Controller(PATH_TO_TEMPLATE, TEMPLATE_NAME_WITHOUT_EXTENSION, PARAMETERS, @PROGRAM_CLASS_NAME)
Upon initialization the Controller class creates all of the class objects that will be iterated over. The objects are not run through the program at this time to allow for just parsing files. To then run all of the files one just uses Controller.runAll()
. This calls the run()
method of all of the objects created in the initalization step.
All of the objects are stored in the Controller.outputs
cell array.
So, for example, this would run the template h2
at some/path
through Gaussian. After running the calculation, the energey of the molecule is extracted.
c = Controller('some/path', 'h2', struct, @Gaussian);
c.runAll();
e = c.ouputs{1}.Ehf;
Template files are just normal input files with variable parameters in the file. The parameters can be any property within the file and can be any name so long as nothing else in the file contains that name other than the parameter that is being swapped out.
Here is an example Gaussian template for Hydrogen with two possible parameters to swap out (METHOD and BASIS).
%chk=temp.chk
# METHOD/BASIS
title
0 1
H
H 1 B1
B1 0.60000000
NOTE: The using temp.chk for the name of the checkfile is not a suggestion, it is a requirement.
Parameters take the form of a struct where the struct field names are the parameter names to be replaced. Each field has a cell array inside of it with two values. 1) the possible replacement values and 2) and a boolean value of whether or not that parameter gets added to the name of the job.
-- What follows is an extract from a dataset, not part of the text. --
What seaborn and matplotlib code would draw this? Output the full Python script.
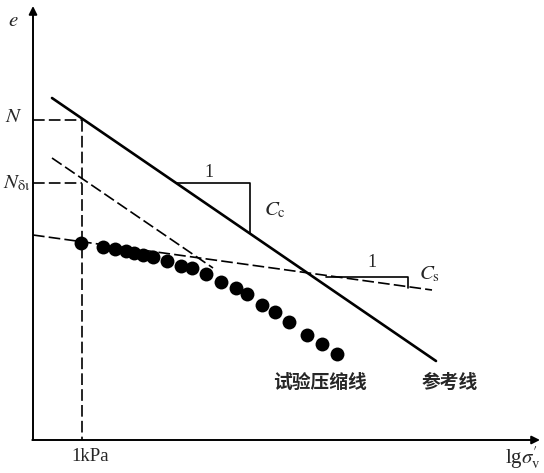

The part in name is optional, if a value is not given, false
will be assumed.
params.PARAM1 = {{P1, P2, ..., PN}, PART_OF_NAME};
params.PARAM2 = {{P1, P2, ..., PN}, PART_OF_NAME};
A basic example of a parameter set is as follows:
params.METHOD = {{'mp2'}, 1};
params.BASIS = {{'6-21G'}, 1};
When applied to the template mentioned above this will create/run a single hydrogen molecule with the method mp2
, the basis 6-21G
and a final filename of h2_mp2_6-21G
.
This example can easily be expanded to include many more basis sets or methods.
params.METHOD = {{'mp2', 'B3LYP'}, 1};
params.BASIS = {{'6-21G', 'STO-3G', '6-31G'}, 1};
This will create/run 6 hydrogen molecules with the basis sets/methods.
{'mp2' '6-21G'}
{'mp2' 'STO-3G'}
{'mp2' '6-31G'}
{'B3LYP' '6-21G'}
{'B3LYP' 'STO-3G'}
{'B3LYP' '6-31G'}
Now, if there was another parameter that was added to the template file, say BONDLEN
.
params.METHOD = {{'mp2', 'B3LYP'}, 1};
params.BASIS = {{'STO-3G', '6-21G', '6-31G'}, 1};
params.BONDLEN = {[.5:.1:2.5], 1};
This would create/run 114 (2*3*19) hydrogen molecules with all of the combinations of those parameters.
{'mp2' '6-21G', .2}
{'mp2' '6-21G', .3}
...
{'B3LYP' '6-31G', 1.8}
{'B3LYP' '6-31G', 2}
A single instance of a molecule can be done by using the class for that respective program.
params.METHOD = {'B3LYP', 1};
params.BASIS = {'STO-3G', 1};
g = Gaussian('a\path\to\the\files', 'H2', params);
g.run()
There is a problem with the difference in the way that Gaussian and Matlab interpret types, so if you are making a parameter that uses integers it might not work.
The change from cell arrays to structs was to better accommodate the workflow for INDO. This change also allows for a simpler access to specific parameter names.
Currently, there is an optimization for running calculations that assumes that if there is an output file for a job already, then it has already been done. For example, if the log file for a Gaussian calculation is already in the folder, the calculation will not run. It will skip the calculation and just parse the file. This can be problematic if you do not delete old/invalid output files.